Hospital Hub to include museum items























Budleigh Hospital Hub project development manager Rob Jones with a jar used for storing live leeches by 19th century doctors. Barts Hospital in London used 100,000 leeches annually to bleed patients




A Victorian surgeon’s set of instruments, cupping therapy equipment and  a leech jar are among the artefacts that could be on view for visitors to Budleigh Salterton’s new Health and Wellbeing Hospital Hub. But patients can rest assured that the items will remain in glass cabinets as medical curiosities.



If, like me, you tend to visit doctors’ surgeries and hospitals more often than you would like, the chances are you’ll wonder how our various ailments were treated in the past.  And how they’ll be dealt with in the years ahead. CT scans, hip replacements, robotic surgery and laser eye treatment would all seem miraculous to patients and doctors of just a century ago. As for genetic engineering, we can only dream of how diseases like cancer will be avoided in the future.



 
Budleigh Salterton’s Hospital on East Budleigh Road

Such is medical progress. And it’s an area which the planners of Budleigh Salterton’s new Health and Wellbeing Hub are keen to display for visitors to the transformed Community Hospital.  


Plans for the NHS-backed transformation were announced by Budleigh GP Rick Mejzner at the annual meeting of the Hospital’s League of Friends in July last year. The types of services which could be available in the new Hub include additional physiotherapy, podiatry, hospice services and audiology.

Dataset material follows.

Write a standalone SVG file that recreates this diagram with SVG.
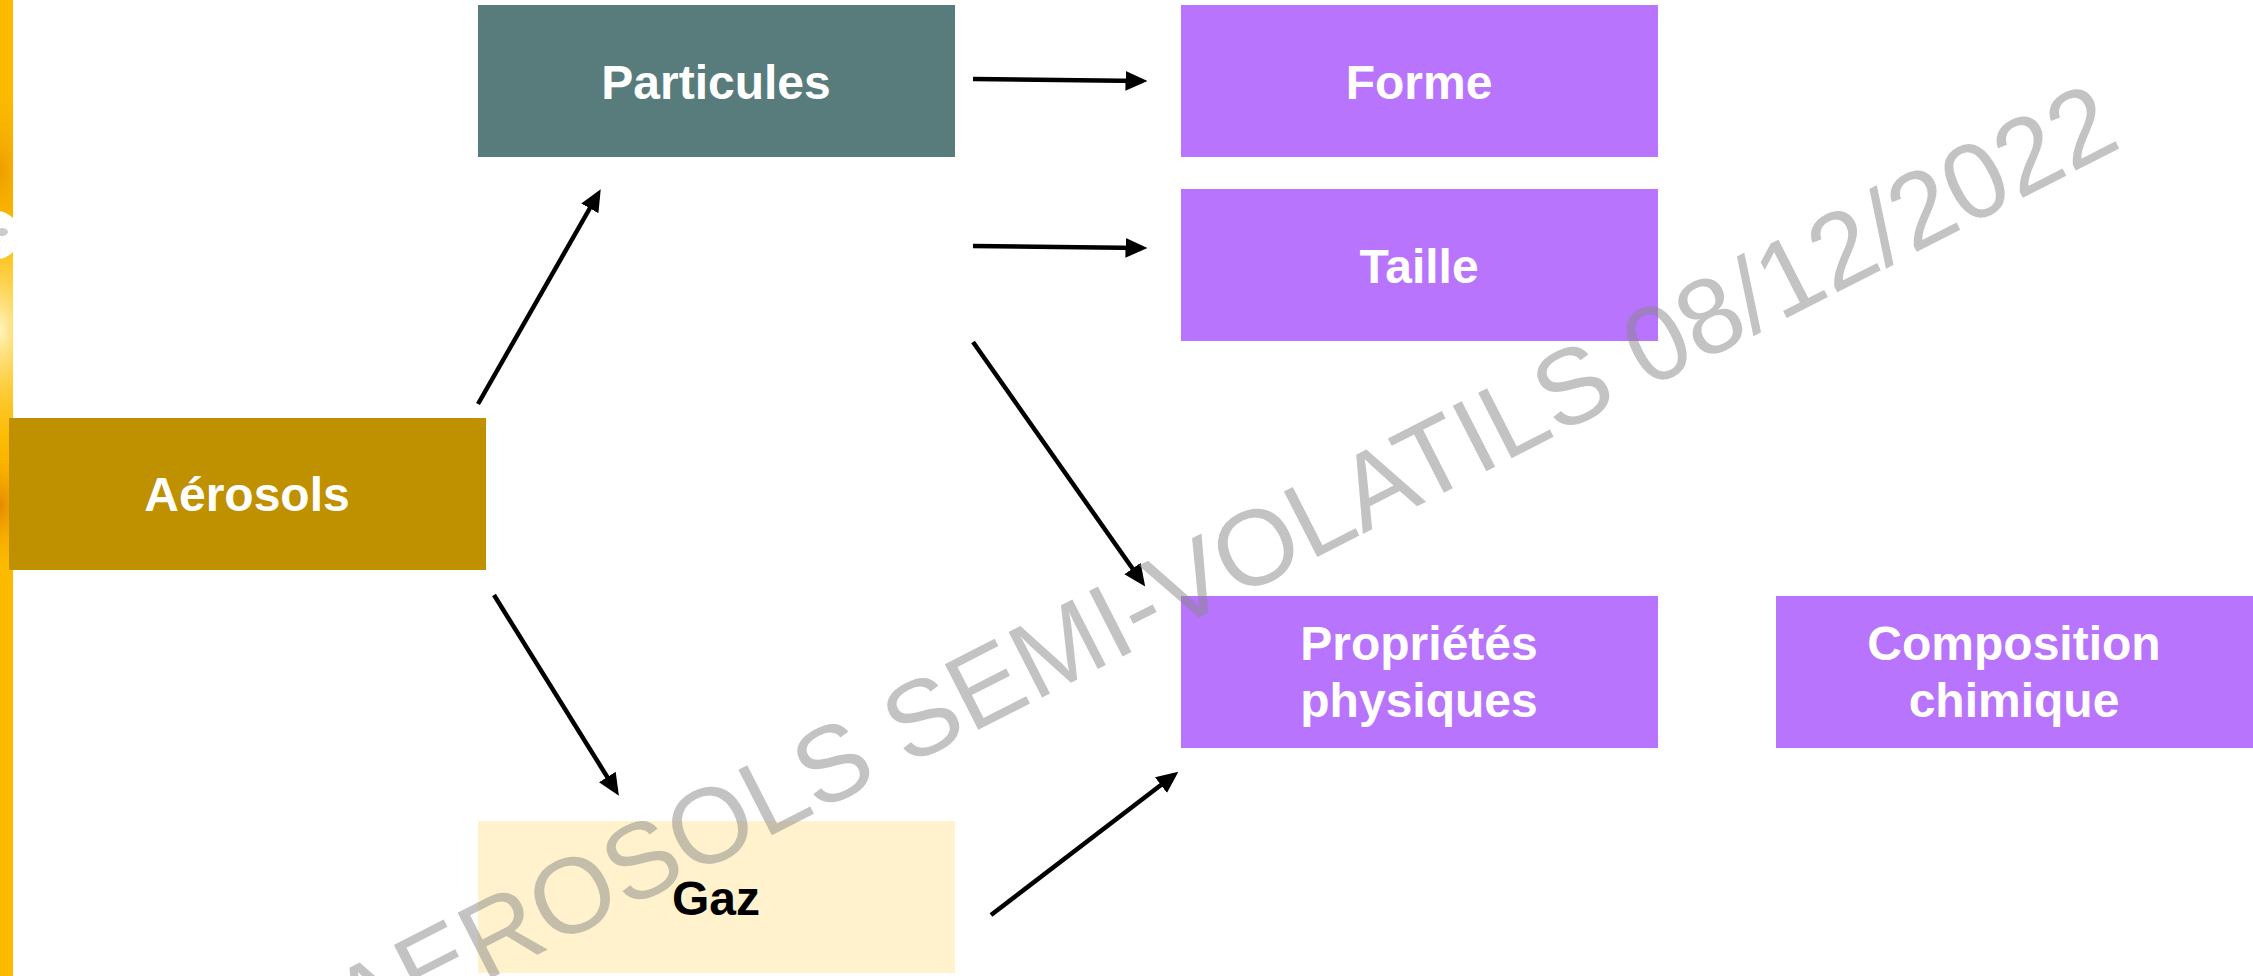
<svg xmlns="http://www.w3.org/2000/svg" width="2253" height="976" viewBox="0 0 2253 976">
<style>
.lbl{font-family:"Liberation Sans",Arial,sans-serif;font-weight:bold;font-size:48px;text-anchor:middle;fill:#ffffff}
.dark{fill:#000000}
.purple{fill:#B874FC}
.conn{stroke:#000;stroke-width:4.5;fill:none;marker-end:url(#ah)}
.wm{font-family:"Liberation Sans",Arial,sans-serif;font-size:107px;fill:#888888;fill-opacity:0.5}
</style>
<defs>
<marker id="ah" markerUnits="userSpaceOnUse" markerWidth="22" markerHeight="20" viewBox="0 0 20 18" refX="15" refY="9" orient="auto">
<path d="M0,0 L20,9 L0,18 z" fill="#000"/>
</marker>
<clipPath id="barclip"><rect x="0" y="0" width="13" height="976"/></clipPath>
<radialGradient id="glow" cx="0.5" cy="0.5" r="0.5">
<stop offset="0" stop-color="#FFF4C0"/>
<stop offset="1" stop-color="#FCCB30" stop-opacity="0"/>
</radialGradient>
<radialGradient id="orng" cx="0.5" cy="0.5" r="0.5">
<stop offset="0" stop-color="#E48A00"/>
<stop offset="1" stop-color="#FCBA00" stop-opacity="0"/>
</radialGradient>
</defs>
<rect width="2253" height="976" fill="#ffffff"/>
<g id="sidebar" clip-path="url(#barclip)">
<rect x="0" y="0" width="13" height="976" fill="#FCBA00"/>
<ellipse cx="0" cy="170" rx="40" ry="90" fill="url(#orng)" opacity="0.6"/>
<ellipse cx="0" cy="330" rx="60" ry="120" fill="url(#glow)"/>
<ellipse cx="0" cy="505" rx="40" ry="70" fill="url(#orng)"/>
<circle cx="-4" cy="235" r="24" fill="#ffffff"/>
<ellipse cx="2" cy="232" rx="6" ry="4" fill="#cccccc"/>
</g>
<g id="connectors">
<line class="conn" x1="973" y1="79" x2="1142" y2="81"/>
<line class="conn" x1="973" y1="246" x2="1142" y2="248"/>
<line class="conn" x1="973" y1="342" x2="1142" y2="582"/>
<line class="conn" x1="478" y1="404" x2="598" y2="194"/>
<line class="conn" x1="494" y1="595" x2="616" y2="791"/>
<line class="conn" x1="991" y1="915" x2="1174" y2="775"/>
</g>
<g id="n-particules">
<rect x="478" y="5" width="477" height="152" fill="#587C7C"/>
<text class="lbl" x="716" y="99">Particules</text>
</g>
<g id="n-forme">
<rect class="purple" x="1181" y="5" width="477" height="152"/>
<text class="lbl" x="1419" y="99">Forme</text>
</g>
<g id="n-taille">
<rect class="purple" x="1181" y="189" width="477" height="152"/>
<text class="lbl" x="1419" y="283">Taille</text>
</g>
<g id="n-aerosols">
<rect x="9" y="418" width="477" height="152" fill="#BF9000"/>
<text class="lbl" x="247" y="511">Aérosols</text>
</g>
<g id="n-gaz">
<rect x="478" y="821" width="477" height="152" fill="#FFF2CC"/>
<text class="lbl dark" x="716" y="915">Gaz</text>
</g>
<g id="n-proprietes">
<rect class="purple" x="1181" y="596" width="477" height="152"/>
<text class="lbl" x="1419" y="660">Propriétés</text>
<text class="lbl" x="1419" y="717">physiques</text>
</g>
<g id="n-composition">
<rect class="purple" x="1776" y="596" width="477" height="152"/>
<text class="lbl" x="2014" y="660">Composition</text>
<text class="lbl" x="2014" y="717">chimique</text>
</g>
<g id="watermark">
<text class="wm" transform="translate(356,1047) rotate(-27)">AEROSOLS SEMI-VOLATILS 08/12/2022</text>
</g>
</svg>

Clinics offering specialist healthcare for elderly patients will run alongside the day hospital and will be complemented by a respite centre, as well as other services run in partnership with charities such as Age Concern and the Alzheimer’s Society.


“The Hub will offer support, information and educational resources to people of all ages and backgrounds, with a focus on preventing illness at the earliest stages, says Hospital project development manager Rob Jones of Westbank Community Health and Care which is leading the project.

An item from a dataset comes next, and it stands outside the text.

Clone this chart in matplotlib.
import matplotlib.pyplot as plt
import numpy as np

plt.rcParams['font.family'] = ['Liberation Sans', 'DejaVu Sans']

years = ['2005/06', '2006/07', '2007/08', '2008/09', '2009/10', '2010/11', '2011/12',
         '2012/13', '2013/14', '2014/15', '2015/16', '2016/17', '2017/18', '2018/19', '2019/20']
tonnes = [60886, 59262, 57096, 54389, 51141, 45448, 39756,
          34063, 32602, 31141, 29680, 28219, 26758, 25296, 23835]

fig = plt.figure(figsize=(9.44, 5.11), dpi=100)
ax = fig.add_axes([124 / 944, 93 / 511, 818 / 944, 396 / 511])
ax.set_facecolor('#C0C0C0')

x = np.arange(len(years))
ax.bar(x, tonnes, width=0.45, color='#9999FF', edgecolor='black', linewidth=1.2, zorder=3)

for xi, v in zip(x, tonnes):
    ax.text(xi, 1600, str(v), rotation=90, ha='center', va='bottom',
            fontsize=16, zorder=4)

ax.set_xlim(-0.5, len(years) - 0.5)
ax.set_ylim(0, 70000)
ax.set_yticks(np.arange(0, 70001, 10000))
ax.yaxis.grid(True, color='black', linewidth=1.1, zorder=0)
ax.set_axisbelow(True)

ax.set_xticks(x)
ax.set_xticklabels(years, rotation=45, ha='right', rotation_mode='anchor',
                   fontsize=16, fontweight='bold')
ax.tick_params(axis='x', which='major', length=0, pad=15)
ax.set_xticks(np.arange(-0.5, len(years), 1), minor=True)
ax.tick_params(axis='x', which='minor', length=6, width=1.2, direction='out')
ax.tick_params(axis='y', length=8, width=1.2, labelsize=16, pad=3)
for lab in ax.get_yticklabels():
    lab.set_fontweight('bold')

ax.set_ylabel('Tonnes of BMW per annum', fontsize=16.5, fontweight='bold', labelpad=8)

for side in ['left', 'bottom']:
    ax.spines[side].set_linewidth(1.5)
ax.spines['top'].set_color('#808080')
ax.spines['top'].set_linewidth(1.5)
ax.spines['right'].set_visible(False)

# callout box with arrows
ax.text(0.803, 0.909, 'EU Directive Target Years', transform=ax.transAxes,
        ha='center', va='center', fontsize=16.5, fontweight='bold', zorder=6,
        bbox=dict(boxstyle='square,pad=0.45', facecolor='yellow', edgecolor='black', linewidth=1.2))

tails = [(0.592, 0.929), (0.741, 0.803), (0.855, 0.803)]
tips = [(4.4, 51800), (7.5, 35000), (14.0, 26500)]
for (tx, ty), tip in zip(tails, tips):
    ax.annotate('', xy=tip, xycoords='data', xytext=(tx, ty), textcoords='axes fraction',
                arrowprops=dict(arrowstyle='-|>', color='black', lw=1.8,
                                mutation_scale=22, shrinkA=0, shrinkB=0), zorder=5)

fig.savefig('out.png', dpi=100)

Architects David Wilson Associates have developed designs for the Hub, due to be opened in late summer 2015 following the start of building work in January. 



 
















A 19th century Assistant Naval Surgeon’s Capital Set  in "a superior Brass-bound Mahogany Case, lined with Silk Velvet"  as described in the supplier's catalogue. It contains forceps, catheters, probes, knives, screw tourniquets, a tooth punch and a skull saw among other items. Manufactured by Evans & Wormull it was known as a  Capital Set because of the Capital Knife, used for amputations on board ship.

The saw would be used to sever the bone. The average amputation of a leg would take two and half minutes. 
Image courtesy of the Devon and Exeter Medical Society 


The idea for the displays of medical equipment from the past came about after visitors to Fairlynch Museum’s 2013 exhibition were shown items that the 19th century Budleigh physician Henry John Carter FRS might have used. 


“We’re keen to tell the story of the building of Budleigh Hospital and the way that medicine has developed over the centuries,” explains Rob Jones. “The Hospital Hub is extremely grateful to Professor David Radstone of the Devon and Exeter Medical Society which has built up a fantastic collection of fascinating items from the past that we’re being allowed to display.”   


On view in the new Hub will also be profiles of some of the eminent doctors who have lived in the Budleigh area, thanks to research by volunteers at Fairlynch Museum. 



 

















Some local people know about Dr Thomas Brushfield, pictured above, who lived at The Cliff on Cliff Road in Budleigh and wrote about Sir Walter Ralegh and East Budleigh church. Not too many are aware that he was a pioneer in the treatment of the mentally ill in a more enlightened way.


Other notable medical experts from Budleigh’s past include the surgeon Marmaduke Sheild, who has a chair of pharmacology at Cambridge University named after him. 


 
























Photo courtesy of the National Museum of the Royal Navy 


There is also Murray Levick, the naval medical officer  who settled in retirement on the outskirts of the town.  As the doctor and zoologist on the ill-fated Terra Nova Antarctic expedition of 1910-13 he was the subject of Fairlynch’s recent two-year exhibition about Captain Scott’s Northern Party.


Curiously, some of the Victorian items on display would be recognised by some medical practitioners today. In the 19th century, Barts Hospital in London used 100,000 leeches annually to bleed patients. The use of leeches in modern medicine made its comeback in the 1980s after years of decline, with the advent of microsurgeries, such as plastic and reconstructive surgeries.





 
























Lady Gaga during the ArtRave Tour
Image credit Zlouiemark45546

 
And although most doctors would say that modern science has not found any benefits of cupping there are many supporters today of this most ancient of practices in Chinese medicine, including celebrities like Victoria Beckham, Paris Hilton, Lady Gaga, and even tennis ace Andy Murray.